### Entries
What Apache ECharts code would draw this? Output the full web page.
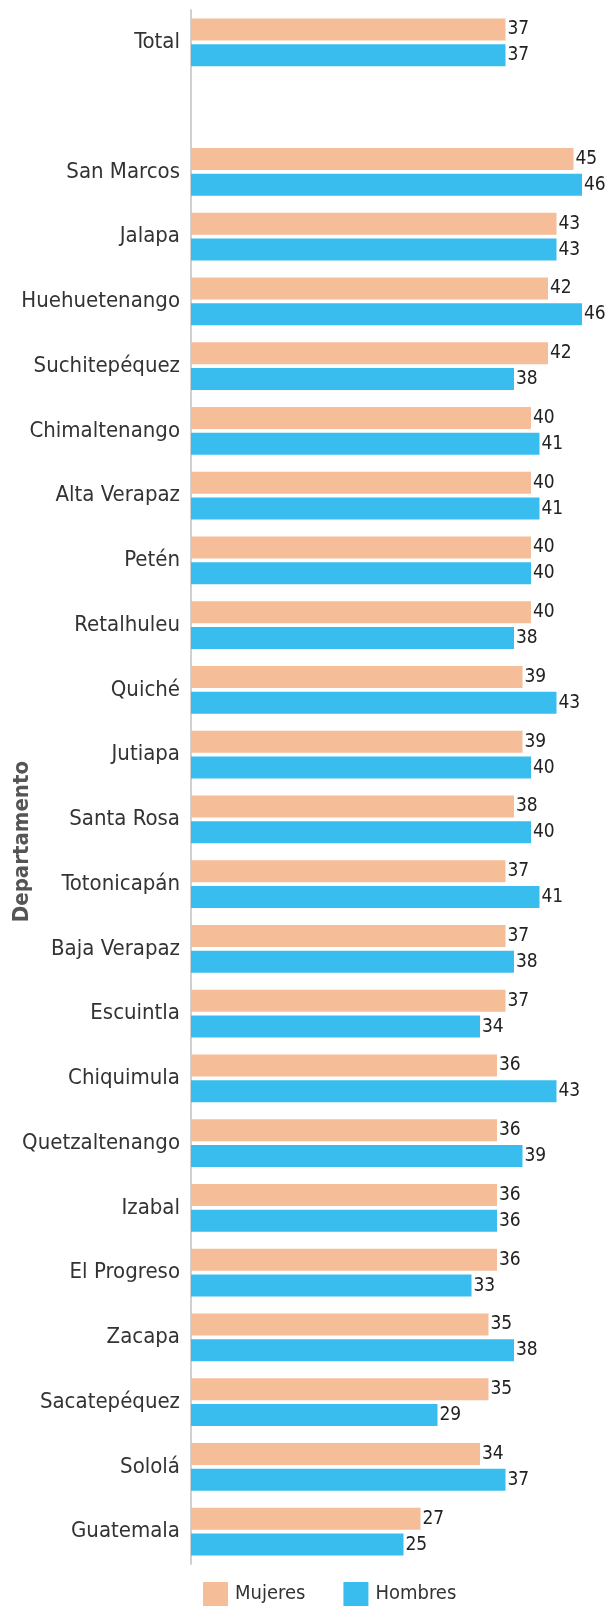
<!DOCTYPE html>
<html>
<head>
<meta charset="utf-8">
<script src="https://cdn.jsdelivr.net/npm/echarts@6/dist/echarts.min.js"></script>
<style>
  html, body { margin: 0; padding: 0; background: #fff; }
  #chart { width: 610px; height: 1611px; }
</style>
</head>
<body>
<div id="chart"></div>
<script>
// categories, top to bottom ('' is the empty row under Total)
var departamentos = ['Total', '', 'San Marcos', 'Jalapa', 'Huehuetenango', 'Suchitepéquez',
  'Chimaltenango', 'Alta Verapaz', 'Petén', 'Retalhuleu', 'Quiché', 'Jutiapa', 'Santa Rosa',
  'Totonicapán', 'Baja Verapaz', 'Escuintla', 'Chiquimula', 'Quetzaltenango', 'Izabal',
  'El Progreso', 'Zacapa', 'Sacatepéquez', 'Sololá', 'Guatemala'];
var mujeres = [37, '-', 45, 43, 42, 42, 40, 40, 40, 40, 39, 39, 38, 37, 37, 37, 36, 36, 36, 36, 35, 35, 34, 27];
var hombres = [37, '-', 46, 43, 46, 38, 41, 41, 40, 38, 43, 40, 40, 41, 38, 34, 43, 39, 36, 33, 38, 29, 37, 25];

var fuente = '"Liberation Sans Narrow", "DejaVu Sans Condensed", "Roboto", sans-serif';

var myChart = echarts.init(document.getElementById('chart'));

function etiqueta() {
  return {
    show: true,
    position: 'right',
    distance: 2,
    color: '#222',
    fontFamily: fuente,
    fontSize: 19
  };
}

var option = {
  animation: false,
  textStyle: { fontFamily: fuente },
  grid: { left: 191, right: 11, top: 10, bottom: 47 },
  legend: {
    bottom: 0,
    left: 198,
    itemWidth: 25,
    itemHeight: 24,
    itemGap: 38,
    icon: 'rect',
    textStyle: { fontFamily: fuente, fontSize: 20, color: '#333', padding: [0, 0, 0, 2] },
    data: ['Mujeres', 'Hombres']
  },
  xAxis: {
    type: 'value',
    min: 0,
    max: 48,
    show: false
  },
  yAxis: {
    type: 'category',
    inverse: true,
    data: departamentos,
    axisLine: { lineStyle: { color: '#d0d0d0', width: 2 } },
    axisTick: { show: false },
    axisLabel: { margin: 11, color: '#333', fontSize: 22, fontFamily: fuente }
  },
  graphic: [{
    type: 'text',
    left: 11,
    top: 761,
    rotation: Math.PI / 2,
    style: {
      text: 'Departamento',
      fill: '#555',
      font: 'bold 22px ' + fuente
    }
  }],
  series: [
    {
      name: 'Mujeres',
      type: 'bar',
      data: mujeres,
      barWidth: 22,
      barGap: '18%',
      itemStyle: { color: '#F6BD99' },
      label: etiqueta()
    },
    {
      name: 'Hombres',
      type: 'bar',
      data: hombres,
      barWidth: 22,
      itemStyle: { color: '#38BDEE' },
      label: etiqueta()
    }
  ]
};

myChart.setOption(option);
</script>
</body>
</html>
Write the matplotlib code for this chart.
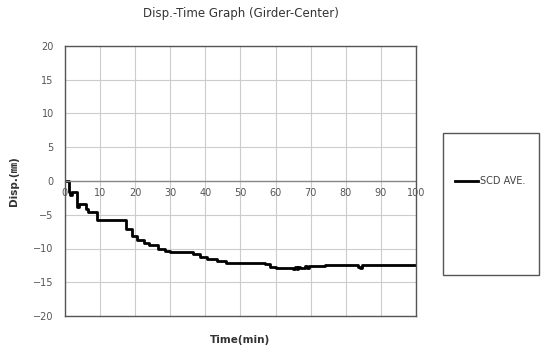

### Problem to solve
Omit the images and transcribe all of the records above word for word.

### Answer to the exercise
What Apache ECharts code would draw this? Output the full web page.
<!DOCTYPE html>
<html>
<head>
<meta charset="utf-8">
<script src="https://cdn.jsdelivr.net/npm/echarts@6/dist/echarts.min.js"></script>
<style>
  html, body { margin: 0; padding: 0; background: #fff; }
  #chart { width: 610px; height: 1611px; }
</style>
</head>
<body>
<div id="chart"></div>
<script>
// categories, top to bottom ('' is the empty row under Total)
var departamentos = ['Total', '', 'San Marcos', 'Jalapa', 'Huehuetenango', 'Suchitepéquez',
  'Chimaltenango', 'Alta Verapaz', 'Petén', 'Retalhuleu', 'Quiché', 'Jutiapa', 'Santa Rosa',
  'Totonicapán', 'Baja Verapaz', 'Escuintla', 'Chiquimula', 'Quetzaltenango', 'Izabal',
  'El Progreso', 'Zacapa', 'Sacatepéquez', 'Sololá', 'Guatemala'];
var mujeres = [37, '-', 45, 43, 42, 42, 40, 40, 40, 40, 39, 39, 38, 37, 37, 37, 36, 36, 36, 36, 35, 35, 34, 27];
var hombres = [37, '-', 46, 43, 46, 38, 41, 41, 40, 38, 43, 40, 40, 41, 38, 34, 43, 39, 36, 33, 38, 29, 37, 25];

var fuente = '"Liberation Sans Narrow", "DejaVu Sans Condensed", "Roboto", sans-serif';

var myChart = echarts.init(document.getElementById('chart'));

function etiqueta() {
  return {
    show: true,
    position: 'right',
    distance: 2,
    color: '#222',
    fontFamily: fuente,
    fontSize: 19
  };
}

var option = {
  animation: false,
  textStyle: { fontFamily: fuente },
  grid: { left: 191, right: 11, top: 10, bottom: 47 },
  legend: {
    bottom: 0,
    left: 198,
    itemWidth: 25,
    itemHeight: 24,
    itemGap: 38,
    icon: 'rect',
    textStyle: { fontFamily: fuente, fontSize: 20, color: '#333', padding: [0, 0, 0, 2] },
    data: ['Mujeres', 'Hombres']
  },
  xAxis: {
    type: 'value',
    min: 0,
    max: 48,
    show: false
  },
  yAxis: {
    type: 'category',
    inverse: true,
    data: departamentos,
    axisLine: { lineStyle: { color: '#d0d0d0', width: 2 } },
    axisTick: { show: false },
    axisLabel: { margin: 11, color: '#333', fontSize: 22, fontFamily: fuente }
  },
  graphic: [{
    type: 'text',
    left: 11,
    top: 761,
    rotation: Math.PI / 2,
    style: {
      text: 'Departamento',
      fill: '#555',
      font: 'bold 22px ' + fuente
    }
  }],
  series: [
    {
      name: 'Mujeres',
      type: 'bar',
      data: mujeres,
      barWidth: 22,
      barGap: '18%',
      itemStyle: { color: '#F6BD99' },
      label: etiqueta()
    },
    {
      name: 'Hombres',
      type: 'bar',
      data: hombres,
      barWidth: 22,
      itemStyle: { color: '#38BDEE' },
      label: etiqueta()
    }
  ]
};

myChart.setOption(option);
</script>
</body>
</html>
Write the matplotlib code for this chart.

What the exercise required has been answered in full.